三、使用BeautifulSoup定位網頁元素

下面給出部分網頁內容，用于演示如何使用BeautifulSoup查找網頁上需要的內容。

html='''<html><head><title>The Dormouse's story</title></head><body><p class="title"><b>The Dormouse's story</b></p><p class="story">Once upon a time there were three little sisters; and their names were<a class="sister" href="http://example.com/elsie" id="link1">Elsie</a>,<a class="sister" href="http://example.com/lacie" id="link2">Lacie</a>and<a class="sister" href="http://example.com/tillie" id="link2">Tillie</a>; and they lived at the bottom of a well.</p><p class="story">愛麗絲夢游仙境</p></body></html>'''

1、首先需要導入BeautifulSoup庫

參數說明：html就是上面的html文檔字符串，'html.parser'指明了解析該文檔字符串的解析器是html解析器。

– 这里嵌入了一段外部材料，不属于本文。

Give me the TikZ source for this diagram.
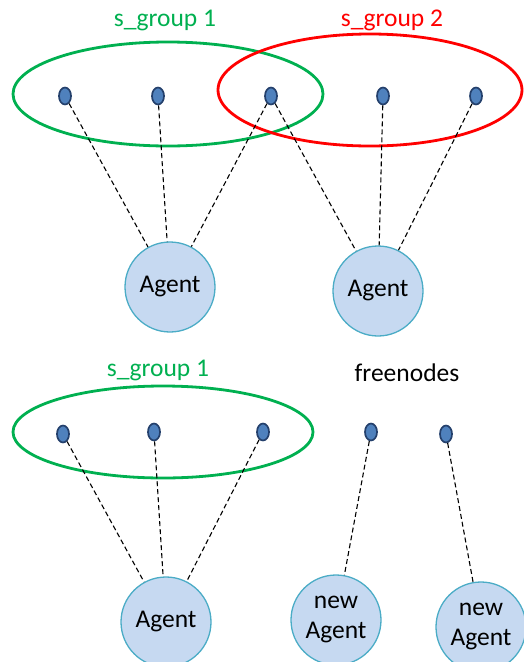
\documentclass[tikz,border=0pt]{standalone}
\usepackage{fontspec}
\setmainfont{Carlito}
\usetikzlibrary{shapes.geometric}
\definecolor{sgreen}{HTML}{00B050}
\definecolor{sred}{HTML}{FF0000}
\definecolor{dotfill}{HTML}{4F81BD}
\definecolor{dotline}{HTML}{24406C}
\definecolor{agentfill}{HTML}{C6D9F1}
\definecolor{agentline}{HTML}{4BACC6}

\begin{document}
\begin{tikzpicture}[x=1pt,y=-1pt,
  dot/.style={ellipse,draw=dotline,fill=dotfill,line width=1.7pt,minimum width=12pt,minimum height=17pt,inner sep=0pt},
  agent/.style={circle,draw=agentline,fill=agentfill,line width=1.3pt,minimum size=90pt,inner sep=0pt,align=center,font=\fontsize{25.5}{30}\selectfont},
  link/.style={line width=1.1pt,dash pattern=on 5pt off 3pt},
  grp/.style={line width=2.8pt},
  lbl/.style={font=\fontsize{25.5}{28}\selectfont}]
\useasboundingbox (0,0) rectangle (524,662);
% upper half: two overlapping groups
\draw[grp,sgreen] (168,94) ellipse [x radius=155,y radius=52];
\draw[grp,sred] (370,90) ellipse [x radius=152,y radius=56];
\node[lbl,text=sgreen] (g1) at (165,20) {s\_group 1};
\node[lbl,text=sred] (g2) at (392,20) {s\_group 2};
\node[dot] (u1) at (65,96) {};
\node[dot] (u2) at (158,96) {};
\node[dot] (u3) at (271,96) {};
\node[dot] (u4) at (383,96) {};
\node[dot] (u5) at (476,96) {};
\node[agent] (a1) at (170,287) {Agent};
\node[agent] (a2) at (378,291) {Agent};
\draw[link] (u1) -- (a1) (u2) -- (a1) (u3) -- (a1);
\draw[link] (u3) -- (a2) (u4) -- (a2) (u5) -- (a2);
% lower half: group and free nodes
\draw[grp,sgreen] (163,432) ellipse [x radius=150,y radius=46];
\node[lbl,text=sgreen] (g3) at (158,370) {s\_group 1};
\node[lbl] (fr) at (407,373) {freenodes};
\node[dot] (v1) at (63,434) {};
\node[dot] (v2) at (154,432) {};
\node[dot] (v3) at (263,432) {};
\node[dot] (v4) at (371,432) {};
\node[dot] (v5) at (446,434) {};
\node[agent] (a3) at (166,622) {Agent};
\node[agent] (n1) at (336,620) {new\\Agent};
\node[agent] (n2) at (481,627) {new\\Agent};
\draw[link] (v1) -- (a3) (v2) -- (a3) (v3) -- (a3);
\draw[link] (v4) -- (n1) (v5) -- (n2.100);
\end{tikzpicture}
\end{document}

from bs4 import BeautifulSoup
soup=BeautifulSoup(html,'html.parser')

Alt

基本元素	說明
Tag	標簽，最基本的信息組織單元，分別用<>和</>標明開頭和結尾
Name	標簽的名字，`<p>...</p>`的名字是’p’，格式：`<tag>.name`
Attributes	標簽的屬性，字典形式組織，格式：`<tag>.attrs`
NavigableString	標簽內非屬性字符串，`<>...</>`中字符串，格式：`<tag>.string`

2、使用find/find_all函數查找所需的標簽元素

（1）認識html的標簽元素
Alt
上面一整行是img標簽，它由開始標簽和結束標簽兩部分構成，標簽名是img，它含有src和size兩個屬性。

（2）find函數用于尋找滿足條件的第一個標簽

查看find函數的幫助信息：

soup.find?

運行結果：

Signature: soup.find(name=None, attrs={}, recursive=True, text=None, **kwargs)
Docstring:
Return only the first child of this Tag matching the given
criteria.
File:      d:\dell\appdata\anaconda3\lib\site-packages\bs4\element.py
Type:      method

查找文檔中的第一個<p>元素/標簽：

first_p=soup.find("p")
first_p

運行結果：

<p class="title">
<b>The Dormouse's story</b>
</p>

（3）查看找到的元素類型和屬性

#輸出找到的元素類型，是bs4.element.Tag類型
print(type(first_p))
#輸出找到的元素的屬性，是一個字典
first_p.attrs

運行結果：

<class 'bs4.element.Tag'>
{'class': ['title']}

（4）find_all函數用于尋找滿足條件的所有標簽，這些標簽將被放入一個列表中

find_all函數的原型如下：

find_all(self, name=None attrs=f, recursive=True, text=None, limit=None, **kwargs)

self表明它是一個類成員函數；
name是要查找的tag元素名稱，默認是None，如果不提供，就是查找所有的元素；
attrs是元素的屬性，它是一個字典，默認是空，如果提供就是查找有這個指定屬性的元素；
recursive指定查找是否在元素節點的子樹下面全范圍進行，默認是True；
后面的text、limit、kwargs參數比較復雜，將在后面用到時介紹；
find_all函數返回查找到的所有指定的元素的列表，每個元素是一個 bs4.element.Tag對象。

查找文檔中的所有<a>元素：

a_ls=soup.find_all('a')
for a in a_ls:print(a)

運行結果：

<a class="sister" href="http://example.com/elsie" id="link1">Elsie</a>
<a class="sister" href="http://example.com/lacie" id="link2">Lacie</a>
<a class="sister" href="http://example.com/tillie" id="link2">Tillie</a>

（5）查找文檔中class='story’的p元素

p_story=soup.find_all('p',attrs={"class":"story"})
p_story

運行結果：

[<p class="story">Once upon a time there were three little sisters; and their names were<a class="sister" href="http://example.com/elsie" id="link1">Elsie</a>,<a class="sister" href="http://example.com/lacie" id="link2">Lacie</a>and<a class="sister" href="http://example.com/tillie" id="link2">Tillie</a>; and they lived at the bottom of a well.</p>, <p class="story">愛麗絲夢游仙境</p>]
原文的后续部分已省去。